What to produce
Skip the pictures and repeat each line of the data exactly.

─── Information supplied

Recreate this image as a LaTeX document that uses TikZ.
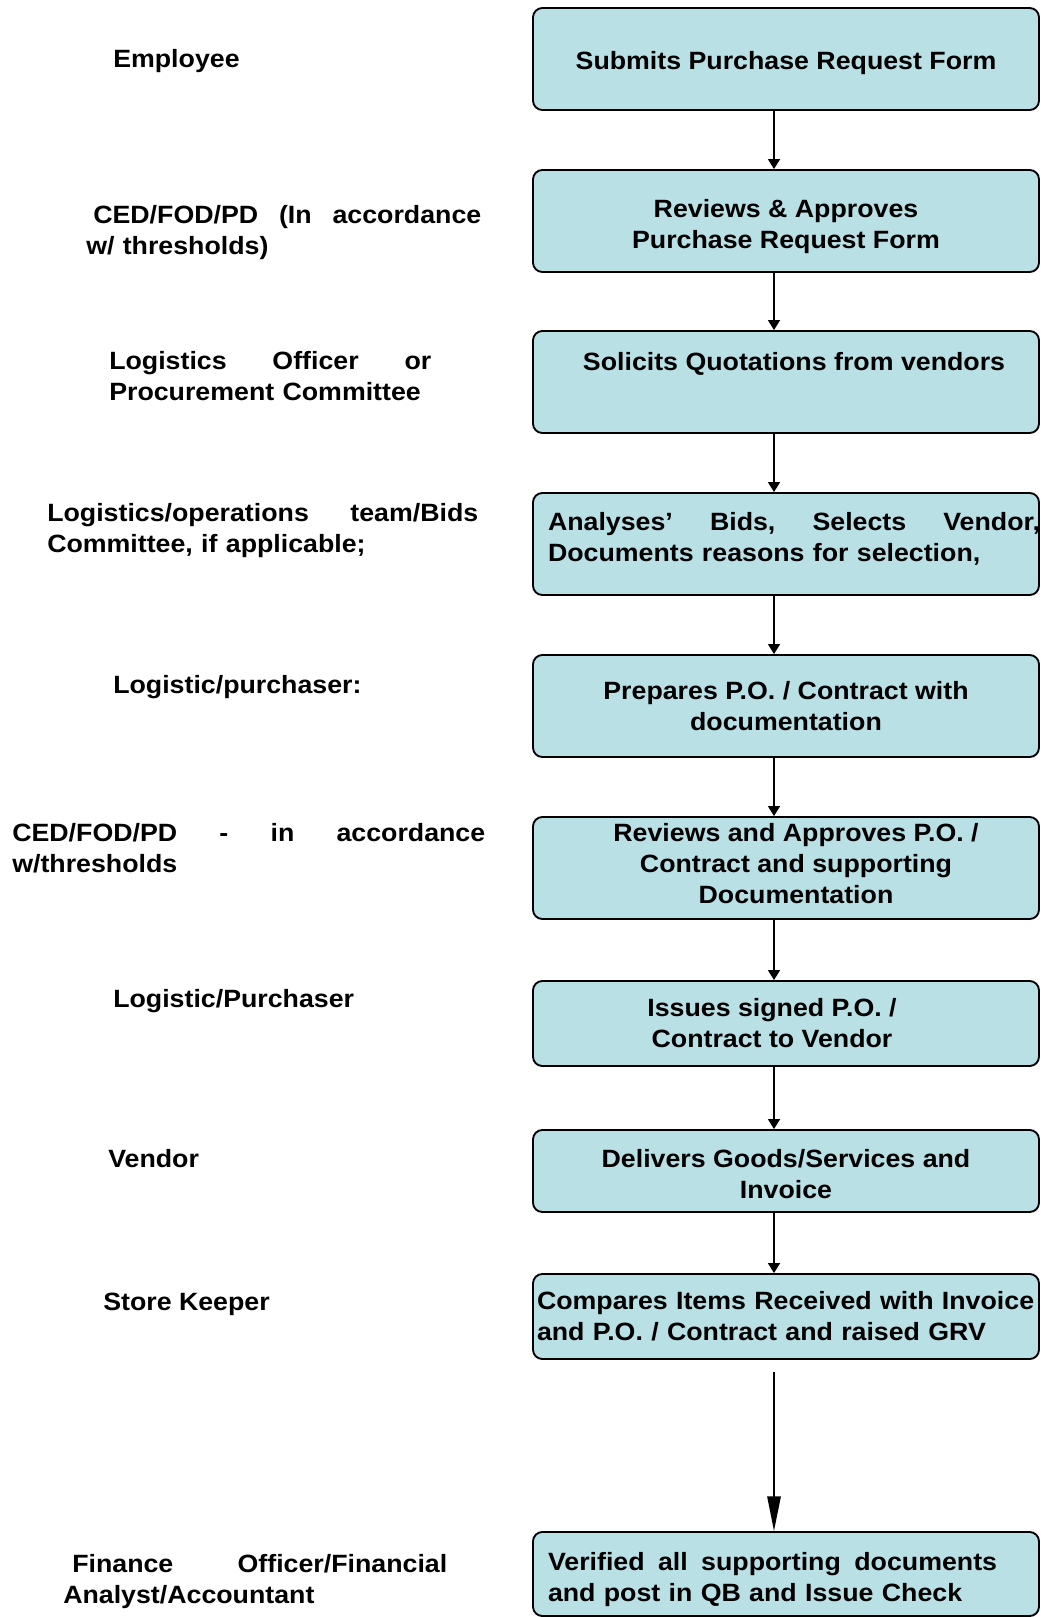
\documentclass[tikz,border=0pt]{standalone}
\usepackage{fontspec}
\setmainfont{Liberation Sans}[FakeStretch=1.07]
\usetikzlibrary{positioning, shapes.geometric, arrows.meta}
\definecolor{boxcyan}{RGB}{185,224,228}

\begin{document}
\begin{tikzpicture} [x=0.75pt, y=-0.75pt,
  stepbox/.style={rectangle, rounded corners=7pt, draw, line width=1.4pt, fill=boxcyan,
    minimum width=379.5pt, minimum height=76.5pt, inner sep=0pt, align=center,
    font=\bfseries\fontsize{18.75}{23.25}\selectfont},
  role/.style={anchor=north west, inner sep=0pt, align=left,
    font=\bfseries\fontsize{18.75}{23.25}\selectfont},
  flow/.style={-{Triangle[length=7.5pt, width=9pt]}, line width=1pt}]
  \useasboundingbox (0,0) rectangle (1040,1617);

  % who does it
  \draw (113,49)   node[role](emp) {Employee};
  \draw (86,205)   node[role, text width=296.25pt](ced) {\hspace*{5.25pt}CED/FOD/PD\hfill (In\hfill accordance\\w/ thresholds)};
  \draw (109,351)  node[role, text width=241.5pt](logoff) {Logistics\hfill Officer\hfill or\\Procurement Committee};
  \draw (47,503)   node[role, text width=323.25pt](logops) {Logistics/operations\hfill team/Bids\\Committee, if applicable;};
  \draw (113,675)  node[role](purch) {Logistic/purchaser:};
  \draw (12,823)   node[role, text width=354.75pt](cedtwo) {CED/FOD/PD\hfill -\hfill in\hfill accordance\\w/thresholds};
  \draw (113,989)  node[role](purchtwo) {Logistic/Purchaser};
  \draw (108,1149) node[role](vnd) {Vendor};
  \draw (103,1293) node[role](store) {Store Keeper};
  \draw (63,1554)  node[role, text width=288pt](fin) {\hspace*{6.75pt}Finance\hfill Officer/Financial\\Analyst/Accountant};

  % what is done
  \draw (786,59)     node[stepbox](submit) {\mbox{}\\[-3.5pt]Submits Purchase Request Form};
  \draw (786,221)    node[stepbox](review) {\mbox{}\\[-2pt]Reviews \& Approves\\Purchase Request Form};
  \draw (786,382)    node[stepbox](solicit) {\hspace*{12pt}Solicits Quotations from vendors\\[7pt]\mbox{}};
  \draw (786,544)    node[stepbox, text width=357pt, align=left](analyse) {\makebox[369pt][l]{Analyses’\hfill Bids,\hfill Selects\hfill Vendor,}\\Documents reasons for selection,\\[-12.8pt]\mbox{}};
  \draw (786,706)    node[stepbox](prepare) {Prepares P.O. / Contract with\\documentation};
  \draw (786,868)    node[stepbox](approve) {\hspace*{15pt}Reviews and Approves P.O. /\\\hspace*{15pt}Contract and supporting\\\hspace*{15pt}Documentation\\[-15.7pt]\mbox{}};
  \draw (786,1023.5) node[stepbox, minimum height=63.75pt](issue) {Issues signed P.O. /\hspace*{21pt}\\Contract to Vendor\hspace*{21pt}};
  \draw (786,1171)   node[stepbox, minimum height=61.5pt](deliver) {\mbox{}\\[-5.7pt]Delivers Goods/Services and\\Invoice};
  \draw (786,1316.5) node[stepbox, minimum height=63.75pt, text width=373.5pt, align=left](compare) {Compares Items Received with Invoice\\and P.O. / Contract and raised GRV};
  \draw (786,1574)   node[stepbox, minimum height=63pt, text width=357pt, align=left](verify) {\mbox{}\\[-1.3pt]\makebox[336.75pt][l]{Verified\hfill all\hfill supporting\hfill documents}\\and post in QB and Issue Check};
  \coordinate (grvout) at (774,1372);

\path ([xshift=-9pt]submit.south)  edge[flow] ([xshift=-9pt]review.north)
      ([xshift=-9pt]review.south)  edge[flow] ([xshift=-9pt]solicit.north)
      ([xshift=-9pt]solicit.south) edge[flow] ([xshift=-9pt]analyse.north)
      ([xshift=-9pt]analyse.south) edge[flow] ([xshift=-9pt]prepare.north)
      ([xshift=-9pt]prepare.south) edge[flow] ([xshift=-9pt]approve.north)
      ([xshift=-9pt]approve.south) edge[flow] ([xshift=-9pt]issue.north)
      ([xshift=-9pt]issue.south)   edge[flow] ([xshift=-9pt]deliver.north)
      ([xshift=-9pt]deliver.south) edge[flow] ([xshift=-9pt]compare.north)
      (grvout) edge[-{Triangle[length=26pt, width=10pt]}, line width=1.3pt] ([xshift=-9pt]verify.north);
\end{tikzpicture}
\end{document}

──────

Response to this exercise
Recreate this image as a LaTeX document that uses TikZ.
\documentclass[tikz,border=0pt]{standalone}
\usepackage{fontspec}
\setmainfont{Liberation Sans}[FakeStretch=1.07]
\usetikzlibrary{positioning, shapes.geometric, arrows.meta}
\definecolor{boxcyan}{RGB}{185,224,228}

\begin{document}
\begin{tikzpicture} [x=0.75pt, y=-0.75pt,
  stepbox/.style={rectangle, rounded corners=7pt, draw, line width=1.4pt, fill=boxcyan,
    minimum width=379.5pt, minimum height=76.5pt, inner sep=0pt, align=center,
    font=\bfseries\fontsize{18.75}{23.25}\selectfont},
  role/.style={anchor=north west, inner sep=0pt, align=left,
    font=\bfseries\fontsize{18.75}{23.25}\selectfont},
  flow/.style={-{Triangle[length=7.5pt, width=9pt]}, line width=1pt}]
  \useasboundingbox (0,0) rectangle (1040,1617);

  % who does it
  \draw (113,49)   node[role](emp) {Employee};
  \draw (86,205)   node[role, text width=296.25pt](ced) {\hspace*{5.25pt}CED/FOD/PD\hfill (In\hfill accordance\\w/ thresholds)};
  \draw (109,351)  node[role, text width=241.5pt](logoff) {Logistics\hfill Officer\hfill or\\Procurement Committee};
  \draw (47,503)   node[role, text width=323.25pt](logops) {Logistics/operations\hfill team/Bids\\Committee, if applicable;};
  \draw (113,675)  node[role](purch) {Logistic/purchaser:};
  \draw (12,823)   node[role, text width=354.75pt](cedtwo) {CED/FOD/PD\hfill -\hfill in\hfill accordance\\w/thresholds};
  \draw (113,989)  node[role](purchtwo) {Logistic/Purchaser};
  \draw (108,1149) node[role](vnd) {Vendor};
  \draw (103,1293) node[role](store) {Store Keeper};
  \draw (63,1554)  node[role, text width=288pt](fin) {\hspace*{6.75pt}Finance\hfill Officer/Financial\\Analyst/Accountant};

  % what is done
  \draw (786,59)     node[stepbox](submit) {\mbox{}\\[-3.5pt]Submits Purchase Request Form};
  \draw (786,221)    node[stepbox](review) {\mbox{}\\[-2pt]Reviews \& Approves\\Purchase Request Form};
  \draw (786,382)    node[stepbox](solicit) {\hspace*{12pt}Solicits Quotations from vendors\\[7pt]\mbox{}};
  \draw (786,544)    node[stepbox, text width=357pt, align=left](analyse) {\makebox[369pt][l]{Analyses’\hfill Bids,\hfill Selects\hfill Vendor,}\\Documents reasons for selection,\\[-12.8pt]\mbox{}};
  \draw (786,706)    node[stepbox](prepare) {Prepares P.O. / Contract with\\documentation};
  \draw (786,868)    node[stepbox](approve) {\hspace*{15pt}Reviews and Approves P.O. /\\\hspace*{15pt}Contract and supporting\\\hspace*{15pt}Documentation\\[-15.7pt]\mbox{}};
  \draw (786,1023.5) node[stepbox, minimum height=63.75pt](issue) {Issues signed P.O. /\hspace*{21pt}\\Contract to Vendor\hspace*{21pt}};
  \draw (786,1171)   node[stepbox, minimum height=61.5pt](deliver) {\mbox{}\\[-5.7pt]Delivers Goods/Services and\\Invoice};
  \draw (786,1316.5) node[stepbox, minimum height=63.75pt, text width=373.5pt, align=left](compare) {Compares Items Received with Invoice\\and P.O. / Contract and raised GRV};
  \draw (786,1574)   node[stepbox, minimum height=63pt, text width=357pt, align=left](verify) {\mbox{}\\[-1.3pt]\makebox[336.75pt][l]{Verified\hfill all\hfill supporting\hfill documents}\\and post in QB and Issue Check};
  \coordinate (grvout) at (774,1372);

\path ([xshift=-9pt]submit.south)  edge[flow] ([xshift=-9pt]review.north)
      ([xshift=-9pt]review.south)  edge[flow] ([xshift=-9pt]solicit.north)
      ([xshift=-9pt]solicit.south) edge[flow] ([xshift=-9pt]analyse.north)
      ([xshift=-9pt]analyse.south) edge[flow] ([xshift=-9pt]prepare.north)
      ([xshift=-9pt]prepare.south) edge[flow] ([xshift=-9pt]approve.north)
      ([xshift=-9pt]approve.south) edge[flow] ([xshift=-9pt]issue.north)
      ([xshift=-9pt]issue.south)   edge[flow] ([xshift=-9pt]deliver.north)
      ([xshift=-9pt]deliver.south) edge[flow] ([xshift=-9pt]compare.north)
      (grvout) edge[-{Triangle[length=26pt, width=10pt]}, line width=1.3pt] ([xshift=-9pt]verify.north);
\end{tikzpicture}
\end{document}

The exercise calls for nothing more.